DATASET CONTENT:

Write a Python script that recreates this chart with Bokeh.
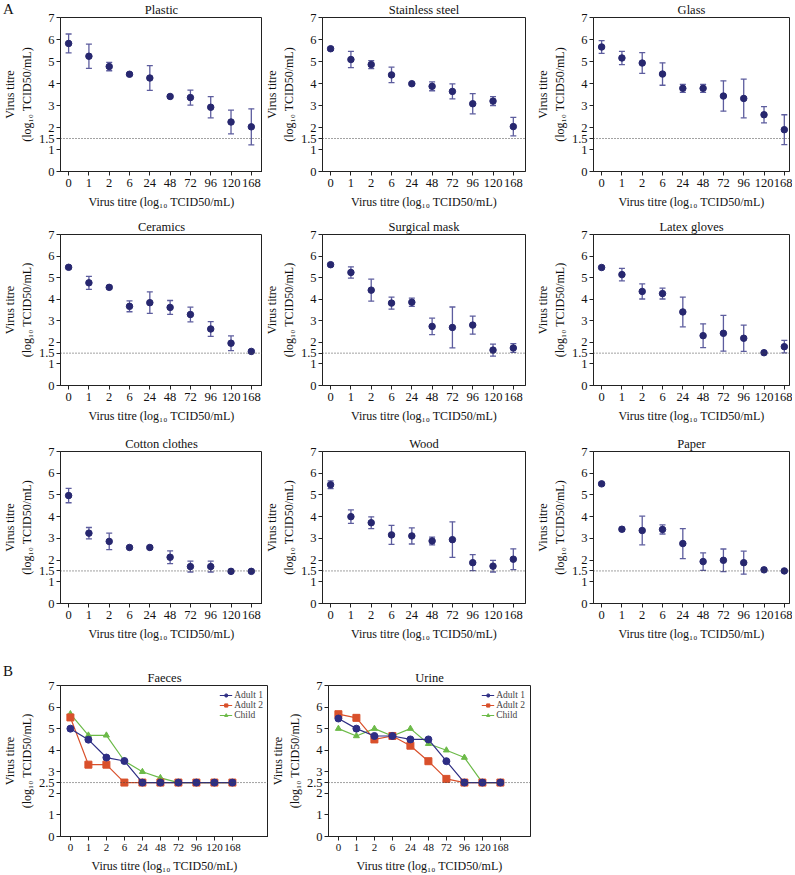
import numpy as np
from bokeh.plotting import figure
from bokeh.layouts import column
from bokeh.models import (ColumnDataSource, Whisker, TeeHead, FixedTicker, Span,
                          Range1d, Legend, LegendItem, Div, GridBox)
from bokeh.embed import file_html
from bokeh.resources import INLINE

TIMES = ["0", "1", "2", "6", "24", "48", "72", "96", "120", "168"]

PANELS_A = ["Plastic", "Stainless steel", "Glass",
            "Ceramics", "Surgical mask", "Latex gloves",
            "Cotton clothes", "Wood", "Paper"]

PLASTIC_MEAN = [5.82, 5.24, 4.77, 4.42, 4.25, 3.41, 3.36, 2.92, 2.25, 2.03]
PLASTIC_ERR = [0.43, 0.55, 0.19, 0.06, 0.56, 0.06, 0.34, 0.48, 0.54, 0.82]
STEEL_MEAN = [5.58, 5.09, 4.86, 4.39, 3.99, 3.87, 3.64, 3.08, 3.20, 2.04]
STEEL_ERR = [0.07, 0.37, 0.18, 0.35, 0.05, 0.20, 0.34, 0.46, 0.20, 0.42]
GLASS_MEAN = [5.66, 5.16, 4.93, 4.43, 3.78, 3.78, 3.43, 3.32, 2.58, 1.90]
GLASS_ERR = [0.29, 0.30, 0.47, 0.51, 0.18, 0.18, 0.69, 0.88, 0.37, 0.68]
CERAMICS_MEAN = [5.48, 4.76, 4.55, 3.67, 3.84, 3.62, 3.29, 2.62, 1.96, 1.58]
CERAMICS_ERR = [0.07, 0.30, 0.07, 0.25, 0.50, 0.32, 0.34, 0.34, 0.34, 0.05]
MASK_MEAN = [5.60, 5.24, 4.42, 3.82, 3.86, 2.74, 2.69, 2.80, 1.64, 1.74]
MASK_ERR = [0.07, 0.26, 0.51, 0.28, 0.19, 0.38, 0.95, 0.42, 0.28, 0.20]
GLOVES_MEAN = [5.47, 5.14, 4.36, 4.26, 3.41, 2.31, 2.42, 2.19, 1.52, 1.80]
GLOVES_ERR = [0.05, 0.29, 0.35, 0.25, 0.69, 0.55, 0.83, 0.61, 0.05, 0.29]
COTTON_MEAN = [4.97, 3.24, 2.86, 2.58, 2.58, 2.13, 1.70, 1.70, 1.48, 1.48]
COTTON_ERR = [0.33, 0.26, 0.38, 0.05, 0.05, 0.29, 0.25, 0.25, 0.03, 0.03]
WOOD_MEAN = [5.47, 4.00, 3.72, 3.16, 3.11, 2.88, 2.94, 1.88, 1.72, 2.04]
WOOD_ERR = [0.18, 0.31, 0.27, 0.44, 0.37, 0.18, 0.82, 0.37, 0.27, 0.48]
PAPER_MEAN = [5.51, 3.42, 3.36, 3.41, 2.76, 1.93, 1.99, 1.88, 1.55, 1.50]
PAPER_ERR = [0.07, 0.08, 0.66, 0.21, 0.69, 0.40, 0.52, 0.53, 0.07, 0.03]

MEANS_A = [PLASTIC_MEAN, STEEL_MEAN, GLASS_MEAN, CERAMICS_MEAN, MASK_MEAN,
           GLOVES_MEAN, COTTON_MEAN, WOOD_MEAN, PAPER_MEAN]
ERRS_A = [PLASTIC_ERR, STEEL_ERR, GLASS_ERR, CERAMICS_ERR, MASK_ERR,
          GLOVES_ERR, COTTON_ERR, WOOD_ERR, PAPER_ERR]

SERIES_B = ["Adult 1", "Adult 2", "Child"]
FAECES_ADULT1 = [5.00, 4.49, 3.66, 3.50, 2.50, 2.50, 2.50, 2.50, 2.50, 2.50]
FAECES_ADULT2 = [5.52, 3.33, 3.33, 2.50, 2.50, 2.50, 2.50, 2.50, 2.50, 2.50]
FAECES_CHILD = [5.68, 4.69, 4.69, 3.50, 3.00, 2.72, 2.50, 2.50, 2.50, 2.50]
URINE_ADULT1 = [5.47, 5.00, 4.66, 4.66, 4.50, 4.50, 3.49, 2.50, 2.50, 2.50]
URINE_ADULT2 = [5.67, 5.50, 4.50, 4.66, 4.21, 3.49, 2.67, 2.50, 2.50, 2.50]
URINE_CHILD = [5.00, 4.66, 5.00, 4.66, 5.00, 4.30, 4.00, 3.66, 2.50, 2.50]

LIMIT_A = 1.5
LIMIT_B = 2.5
YTICKS_A = [0, 1, 1.5, 2, 3, 4, 5, 6, 7]
YTICKS_B = [0, 1, 2, 2.5, 3, 4, 5, 6, 7]

FONT = "Liberation Serif"
POINT_COLOR = "#27276f"
ERR_COLOR = "#5d5d9e"
B_COLORS = ["#2e2e84", "#d9502b", "#6cba48"]
B_MARKERS = ["circle", "square", "triangle"]
YLABEL = "Virus titre\n(log\u2081\u2080 TCID50/mL)"
XLABEL = "Virus titre (log\u2081\u2080 TCID50/mL)"

# layout: (frame_width, min_border_left, min_border_right) per column
COLS_A = [(202, 60, 0), (203, 60, 8), (196, 60, 3)]
ROWS_A = [(154, 16, 46), (151, 16, 49), (152, 16, 53)]  # (frame_h, top, bottom)
COLS_B = [(208, 60, 0), (202, 60, 4)]
ROW_B = (151, 29, 40)


def base_fig(title, xr, yticks, fw, fh, left, right, top, bottom, xtick_size):
    p = figure(frame_width=fw, frame_height=fh, x_range=xr, y_range=Range1d(0, 7),
               output_backend="svg", toolbar_location=None, title=title,
               min_border_left=left, min_border_right=right, min_border_top=top,
               min_border_bottom=bottom)
    p.title.align = "center"
    p.title.text_font = FONT
    p.title.text_font_size = "12.5px"
    p.title.text_font_style = "normal"
    p.title.text_color = "#111111"
    p.title.standoff = 1
    p.title.offset = 0
    p.outline_line_color = "#222222"
    p.outline_line_width = 1
    p.grid.visible = False
    for ax in (p.xaxis[0], p.yaxis[0]):
        ax.axis_line_color = "#222222"
        ax.major_tick_line_color = "#222222"
        ax.major_tick_in = 0
        ax.major_tick_out = 4
        ax.minor_tick_line_color = None
        ax.major_label_text_font = FONT
        ax.major_label_text_font_size = "12.5px"
        ax.major_label_text_color = "#111111"
        ax.axis_label_text_font = FONT
        ax.axis_label_text_font_size = "12px"
        ax.axis_label_text_font_style = "normal"
        ax.axis_label_text_color = "#111111"
    p.xaxis.major_label_text_font_size = xtick_size
    p.yaxis.ticker = FixedTicker(ticks=yticks)
    p.yaxis.major_label_standoff = 2
    p.yaxis.axis_label_standoff = 2
    p.yaxis.axis_label = YLABEL
    p.xaxis.ticker = FixedTicker(ticks=list(range(len(TIMES))))
    p.xaxis.major_label_overrides = {i: t for i, t in enumerate(TIMES)}
    p.xaxis.major_label_standoff = 3
    p.xaxis.axis_label_standoff = 5
    p.xaxis.axis_label = XLABEL
    return p


def letter(t, top):
    return Div(text=t, width=16, height=18, margin=(top, 0, 0, 3), align="start",
               styles={"font-family": FONT, "font-size": "15px", "color": "#111111",
                       "line-height": "1"})


figs_a = []
for k, name in enumerate(PANELS_A):
    fw, left, right = COLS_A[k % 3]
    fh, top, bottom = ROWS_A[k // 3]
    mean = np.array(MEANS_A[k])
    err = np.array(ERRS_A[k])
    x = np.arange(len(TIMES))
    src = ColumnDataSource(dict(x=x, y=mean, lo=mean - err, hi=mean + err))
    span_units = fw / 20.3
    p = base_fig(name, Range1d(-0.4, -0.4 + span_units), YTICKS_A, fw, fh,
                 left, right, top, bottom, "12.5px")
    p.add_layout(Span(location=LIMIT_A, dimension="width", line_color="#444444",
                      line_dash="1 2", line_width=1))
    w = Whisker(source=src, base="x", upper="hi", lower="lo", line_color=ERR_COLOR,
                line_width=1.3,
                upper_head=TeeHead(size=6, line_color=ERR_COLOR, line_width=1.3),
                lower_head=TeeHead(size=6, line_color=ERR_COLOR, line_width=1.3))
    p.add_layout(w)
    p.scatter("x", "y", source=src, size=6.5, marker="circle", fill_color=POINT_COLOR,
              line_color=POINT_COLOR)
    figs_a.append(p)

figs_b = []
for idx, (name, series) in enumerate((("Faeces", (FAECES_ADULT1, FAECES_ADULT2, FAECES_CHILD)),
                                      ("Urine", (URINE_ADULT1, URINE_ADULT2, URINE_CHILD)))):
    fw, left, right = COLS_B[idx]
    fh, top, bottom = ROW_B
    span_units = fw / 18.0
    p = base_fig(name, Range1d(-0.55, -0.55 + span_units), YTICKS_B, fw, fh,
                 left, right, top, bottom, "11px")
    p.add_layout(Span(location=LIMIT_B, dimension="width", line_color="#444444",
                      line_dash="1 2", line_width=1))
    x = np.arange(len(TIMES))
    items = {}
    for j in (2, 1, 0):
        vals = series[j]
        src = ColumnDataSource(dict(x=x, y=vals))
        c = B_COLORS[j]
        l = p.line("x", "y", source=src, line_color=c, line_width=1.2)
        s = p.scatter("x", "y", source=src, marker=B_MARKERS[j], size=7 if j != 2 else 6,
                      fill_color=c, line_color=c)
        items[j] = LegendItem(label=SERIES_B[j], renderers=[l, s])
    leg = Legend(items=[items[0], items[1], items[2]], location="top_right",
                 label_text_font=FONT, label_text_font_size="9.5px",
                 border_line_color=None, background_fill_alpha=0,
                 glyph_width=13, glyph_height=8, label_height=8,
                 spacing=0, padding=2, margin=5, label_standoff=2)
    p.add_layout(leg)
    figs_b.append(p)

rows = []
for r in range(3):
    kids = [(figs_a[3 * r + c], 0, c) for c in range(3)]
    if r == 0:
        kids.append((letter("A", 2), 0, 0))
    rows.append(GridBox(children=kids, spacing=0))
rows.append(GridBox(children=[(figs_b[0], 0, 0), (figs_b[1], 0, 1), (letter("B", 8), 0, 0)],
                    spacing=0))

layout = column(*rows, spacing=0)

open("out.html", "w").write(file_html(layout, INLINE))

STATED PROBLEM: Leave out the pictures and repeat exactly the lines from the start of the material through the line that contains "from bokeh.resources import INLINE", both included.

FINISHED ANSWER:
Write a Python script that recreates this chart with Bokeh.
import numpy as np
from bokeh.plotting import figure
from bokeh.layouts import column
from bokeh.models import (ColumnDataSource, Whisker, TeeHead, FixedTicker, Span,
                          Range1d, Legend, LegendItem, Div, GridBox)
from bokeh.embed import file_html
from bokeh.resources import INLINE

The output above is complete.